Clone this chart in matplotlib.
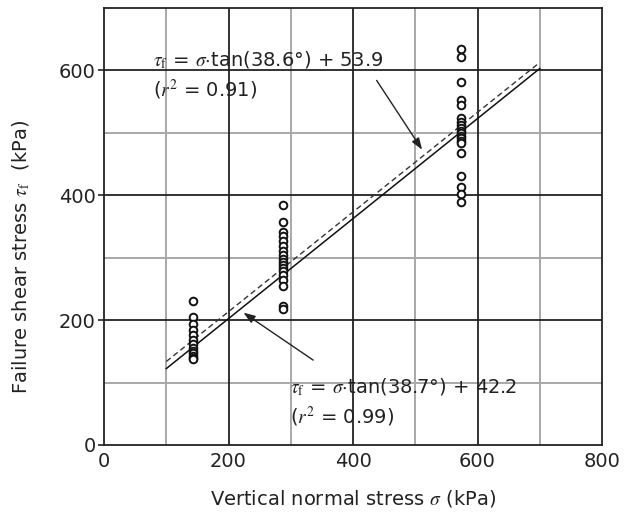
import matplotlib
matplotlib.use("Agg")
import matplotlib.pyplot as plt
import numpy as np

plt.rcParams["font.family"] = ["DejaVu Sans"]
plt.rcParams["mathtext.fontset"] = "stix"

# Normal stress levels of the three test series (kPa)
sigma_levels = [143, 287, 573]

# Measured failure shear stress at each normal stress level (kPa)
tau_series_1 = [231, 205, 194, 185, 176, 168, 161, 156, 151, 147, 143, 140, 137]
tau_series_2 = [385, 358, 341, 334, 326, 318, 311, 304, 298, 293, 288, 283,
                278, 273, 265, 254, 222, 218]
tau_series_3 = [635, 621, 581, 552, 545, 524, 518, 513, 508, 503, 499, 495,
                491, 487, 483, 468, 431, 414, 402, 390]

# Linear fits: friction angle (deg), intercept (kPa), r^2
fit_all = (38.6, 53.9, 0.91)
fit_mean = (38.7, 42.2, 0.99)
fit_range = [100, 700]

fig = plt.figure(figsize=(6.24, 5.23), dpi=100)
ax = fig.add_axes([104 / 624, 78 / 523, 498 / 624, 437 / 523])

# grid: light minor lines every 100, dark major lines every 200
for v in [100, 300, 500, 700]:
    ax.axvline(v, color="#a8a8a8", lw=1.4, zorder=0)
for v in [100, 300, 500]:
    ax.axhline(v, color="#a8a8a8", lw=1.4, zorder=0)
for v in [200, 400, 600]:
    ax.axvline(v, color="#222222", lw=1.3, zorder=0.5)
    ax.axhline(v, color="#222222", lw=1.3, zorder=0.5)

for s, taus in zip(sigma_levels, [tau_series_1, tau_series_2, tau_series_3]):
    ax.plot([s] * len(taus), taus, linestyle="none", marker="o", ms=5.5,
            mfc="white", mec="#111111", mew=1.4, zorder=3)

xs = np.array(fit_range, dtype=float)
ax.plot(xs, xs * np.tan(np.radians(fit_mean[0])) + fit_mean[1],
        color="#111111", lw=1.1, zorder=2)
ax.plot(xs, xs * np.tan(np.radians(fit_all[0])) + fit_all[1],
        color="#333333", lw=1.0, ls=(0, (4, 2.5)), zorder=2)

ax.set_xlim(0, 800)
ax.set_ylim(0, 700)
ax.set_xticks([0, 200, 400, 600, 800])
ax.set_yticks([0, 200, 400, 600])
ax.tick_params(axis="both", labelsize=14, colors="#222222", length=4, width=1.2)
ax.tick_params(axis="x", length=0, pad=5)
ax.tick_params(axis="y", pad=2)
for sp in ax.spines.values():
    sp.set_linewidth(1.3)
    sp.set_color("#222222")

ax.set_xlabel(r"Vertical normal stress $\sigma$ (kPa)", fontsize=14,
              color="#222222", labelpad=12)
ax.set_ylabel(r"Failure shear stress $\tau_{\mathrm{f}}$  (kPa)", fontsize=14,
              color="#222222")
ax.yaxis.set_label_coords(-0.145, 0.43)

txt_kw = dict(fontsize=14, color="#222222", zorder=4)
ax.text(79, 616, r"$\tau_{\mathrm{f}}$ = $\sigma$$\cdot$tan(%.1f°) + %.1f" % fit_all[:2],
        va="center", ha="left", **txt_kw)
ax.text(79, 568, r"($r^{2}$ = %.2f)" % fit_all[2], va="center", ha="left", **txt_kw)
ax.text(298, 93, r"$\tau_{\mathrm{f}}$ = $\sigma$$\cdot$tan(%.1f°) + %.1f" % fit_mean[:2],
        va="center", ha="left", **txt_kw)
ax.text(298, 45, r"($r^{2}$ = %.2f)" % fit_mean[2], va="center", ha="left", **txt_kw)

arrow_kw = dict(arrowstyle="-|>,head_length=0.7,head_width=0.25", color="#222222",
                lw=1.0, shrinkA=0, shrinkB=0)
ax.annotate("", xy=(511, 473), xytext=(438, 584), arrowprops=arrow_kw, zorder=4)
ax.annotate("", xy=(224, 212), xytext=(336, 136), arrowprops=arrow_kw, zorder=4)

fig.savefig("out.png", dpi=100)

● ● ●

DO THIS
Every line from the start of the listing above through the line with "sigma_levels = [143, 287, 573]" should be repeated exactly; skip the pictures and add nothing else.

REPLY TO THE TASK
Clone this chart in matplotlib.
import matplotlib
matplotlib.use("Agg")
import matplotlib.pyplot as plt
import numpy as np

plt.rcParams["font.family"] = ["DejaVu Sans"]
plt.rcParams["mathtext.fontset"] = "stix"

# Normal stress levels of the three test series (kPa)
sigma_levels = [143, 287, 573]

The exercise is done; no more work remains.